A few weeks ago, I wrote about an easy method for finding the items of “deadwood” in your closet. In the process, I uncovered a black pair of black skinny capris from Target, which hung in my closet unworn all of last summer, despite the fact that black pants should pretty much “go with everything.”  I found them quite by chance at Target for about $30 while picking up some plastic bins and Kleenex for the household. Score! I thought. At that price,  it wasn’t hard to spend another $30 on taking in the waist (something I have come to accept as a necessity with my body shape).

But, after coming home from the tailor, the pants sat in my closet. And sat, and sat. During my recent closet clean-out, I told myself it was because the fabric was too light for winter (Target pants are notoriously thin, in my experience). Then warmer weather started to appear, and I still passed them over. Using the hanger trick described in my recent post, I was confronted with the reality that I was resisting wearing these pants – they were the last pair to remain unworn. With an open mind, I chose a warm-ish day to put them on. After going through the day in them, I realized why I had been resisting wearing them. I just didn’t feel good wearing them.

It wasn’t the fit – I had them tailored to my exact body type. The fabric was cotton with a bit of stretch for ease of movement, and nothing was obviously itchy or uncomfortable. They were reasonably flattering. Still, I felt like I was trapped in them, and couldn’t wait to take them off. What went wrong between now and the fitting room at Target?
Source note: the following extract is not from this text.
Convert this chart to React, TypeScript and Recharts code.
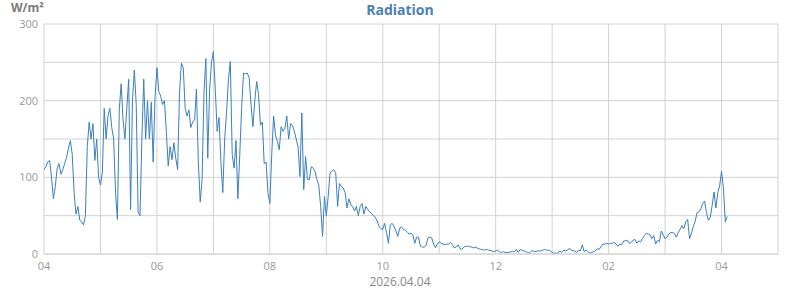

I had a careful look in the mirror and realized what it was. The closure loop at the waist was straining, making it look like my middle was bursting open. Because I had these pants tailored to my exact body type, and they didn’t feel gut-binding, I realized that they suffered from poor construction; the fabric was too lightweight to carry the strain of the closure, and the tab wanted to separate from the pants. Cheap pants! I cursed. Even though I could explain away the problem without blaming the size of my midsection, every time I looked down at my bursting closure, I got the feeling that my body was the source of the problem. Before Kids, I thought, these pants would not have given me a problem. 

{Now imagine me with a dark cloud hanging over my head.}

The Black Capri Pants Disaster

Disaster?

Well, there was just one thing to do about that. I only hesitated a moment before chucking them into the give-away pile. Yes, $60 is a lot to pay for a pair of pants you only wear once. But the money is spent, and now I have a choice to make. Berate myself every time I put them on for my thick middle, or make the problem go away.  Isn’t the choice pretty clear?  What would you tell your girlfriend to do? Battered women must choose whether to stay in an abusive relationship or cut bait.  Well, sister, we wouldn’t live with a man who insults your body type, so why should we put up with a pair of pants that does?

I am sure there’s another pair of black capri pants waiting for me that will love me more than those cheap old pants. Even if I was hoping the relationship would last longer, it’s always better to look ahead than try to put energy into a direction that has no future. The hardest thing, of course, is feeling the sting of my mistake, and admit that this love affair was over before it started. But that’s ok, nobody walks a straight path in life, we all make mistakes. Buying a bad pair of pants certainly doesn’t rate up there with running a ponzi scheme, or sailing an Italian pleasure boat too close to the shoreline.

Disaster!

Keeping my pants-buying failure in perspective, I put  the old (new) pants on the curb with the other Goodwill stuff, happily imagining someone out there getting a brand new pair of pants for cheap.

As for buying pants from Target – part of me says, Never again – My booty deserves better! Part of me can’t resist the temptation that I’ll find another good deal. I’ll definitely proceed more cautiously now, and perhaps opt for the casual pants with the elastic waist. (I have a $25 pair of baggy linen Merona pants from Target that have already lasted me for several years.)

So, there are two lessons here:

1) When shopping cheaply, it’s hard to go wrong buying pants that are styled like pajamas. For pants with a more tailored fit, it probably makes sense to shell out a bit more for a better quality product.

2) Never, ever, keep anything in your closet that causes a black cloud to appear over your head and follow you around wherever you go. Put that thing away at once. (In other words –  it’s not you, it’s the pants. It’s always the pants.)